THE REQUEST: Leave out the pictures and set down exactly the lines from the start of the listing through the one with "from matplotlib.transforms import", both included.

DATA:

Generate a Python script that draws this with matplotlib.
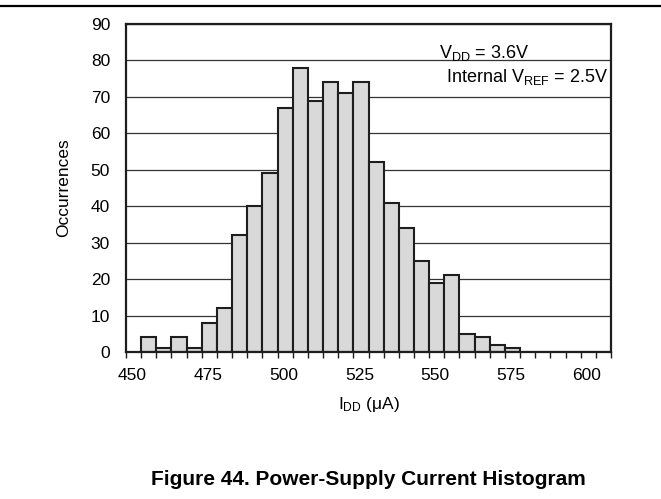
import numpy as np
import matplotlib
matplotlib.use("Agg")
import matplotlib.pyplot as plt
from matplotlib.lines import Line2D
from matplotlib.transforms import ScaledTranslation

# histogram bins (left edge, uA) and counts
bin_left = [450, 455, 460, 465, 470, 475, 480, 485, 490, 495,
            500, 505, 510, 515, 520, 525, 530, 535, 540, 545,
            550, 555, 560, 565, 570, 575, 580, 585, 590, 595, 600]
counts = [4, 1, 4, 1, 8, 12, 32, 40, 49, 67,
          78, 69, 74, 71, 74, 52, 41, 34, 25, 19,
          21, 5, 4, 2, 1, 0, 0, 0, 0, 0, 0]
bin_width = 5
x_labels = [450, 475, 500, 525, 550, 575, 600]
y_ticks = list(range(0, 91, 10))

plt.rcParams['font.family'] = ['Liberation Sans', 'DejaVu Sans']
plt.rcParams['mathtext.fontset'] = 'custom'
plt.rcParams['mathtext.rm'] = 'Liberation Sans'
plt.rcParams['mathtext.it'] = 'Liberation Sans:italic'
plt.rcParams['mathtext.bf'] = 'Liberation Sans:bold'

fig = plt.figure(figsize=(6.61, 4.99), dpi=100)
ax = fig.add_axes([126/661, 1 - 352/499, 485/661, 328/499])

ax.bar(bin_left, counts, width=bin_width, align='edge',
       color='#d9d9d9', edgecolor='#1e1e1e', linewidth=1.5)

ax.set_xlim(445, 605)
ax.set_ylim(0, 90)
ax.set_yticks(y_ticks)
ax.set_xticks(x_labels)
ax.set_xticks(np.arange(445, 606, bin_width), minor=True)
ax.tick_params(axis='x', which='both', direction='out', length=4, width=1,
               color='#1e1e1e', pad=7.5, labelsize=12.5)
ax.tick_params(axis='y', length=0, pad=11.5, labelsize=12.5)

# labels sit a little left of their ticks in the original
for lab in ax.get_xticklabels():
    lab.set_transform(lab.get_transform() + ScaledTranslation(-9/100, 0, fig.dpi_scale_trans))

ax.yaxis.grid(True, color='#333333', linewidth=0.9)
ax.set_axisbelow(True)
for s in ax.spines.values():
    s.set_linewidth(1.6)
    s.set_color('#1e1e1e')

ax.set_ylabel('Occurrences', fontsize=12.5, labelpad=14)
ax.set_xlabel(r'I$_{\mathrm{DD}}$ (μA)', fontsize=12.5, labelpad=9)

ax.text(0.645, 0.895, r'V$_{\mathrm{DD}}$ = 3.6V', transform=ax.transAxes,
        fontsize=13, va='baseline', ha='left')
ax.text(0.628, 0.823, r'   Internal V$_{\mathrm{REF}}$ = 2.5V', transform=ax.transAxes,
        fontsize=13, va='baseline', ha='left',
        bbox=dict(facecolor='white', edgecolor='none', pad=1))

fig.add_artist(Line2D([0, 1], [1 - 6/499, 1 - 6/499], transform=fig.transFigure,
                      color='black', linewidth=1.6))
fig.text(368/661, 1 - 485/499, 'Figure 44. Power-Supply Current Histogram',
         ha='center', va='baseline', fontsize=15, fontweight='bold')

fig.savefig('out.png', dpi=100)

ANSWER TO THIS EXERCISE:
Generate a Python script that draws this with matplotlib.
import numpy as np
import matplotlib
matplotlib.use("Agg")
import matplotlib.pyplot as plt
from matplotlib.lines import Line2D
from matplotlib.transforms import ScaledTranslation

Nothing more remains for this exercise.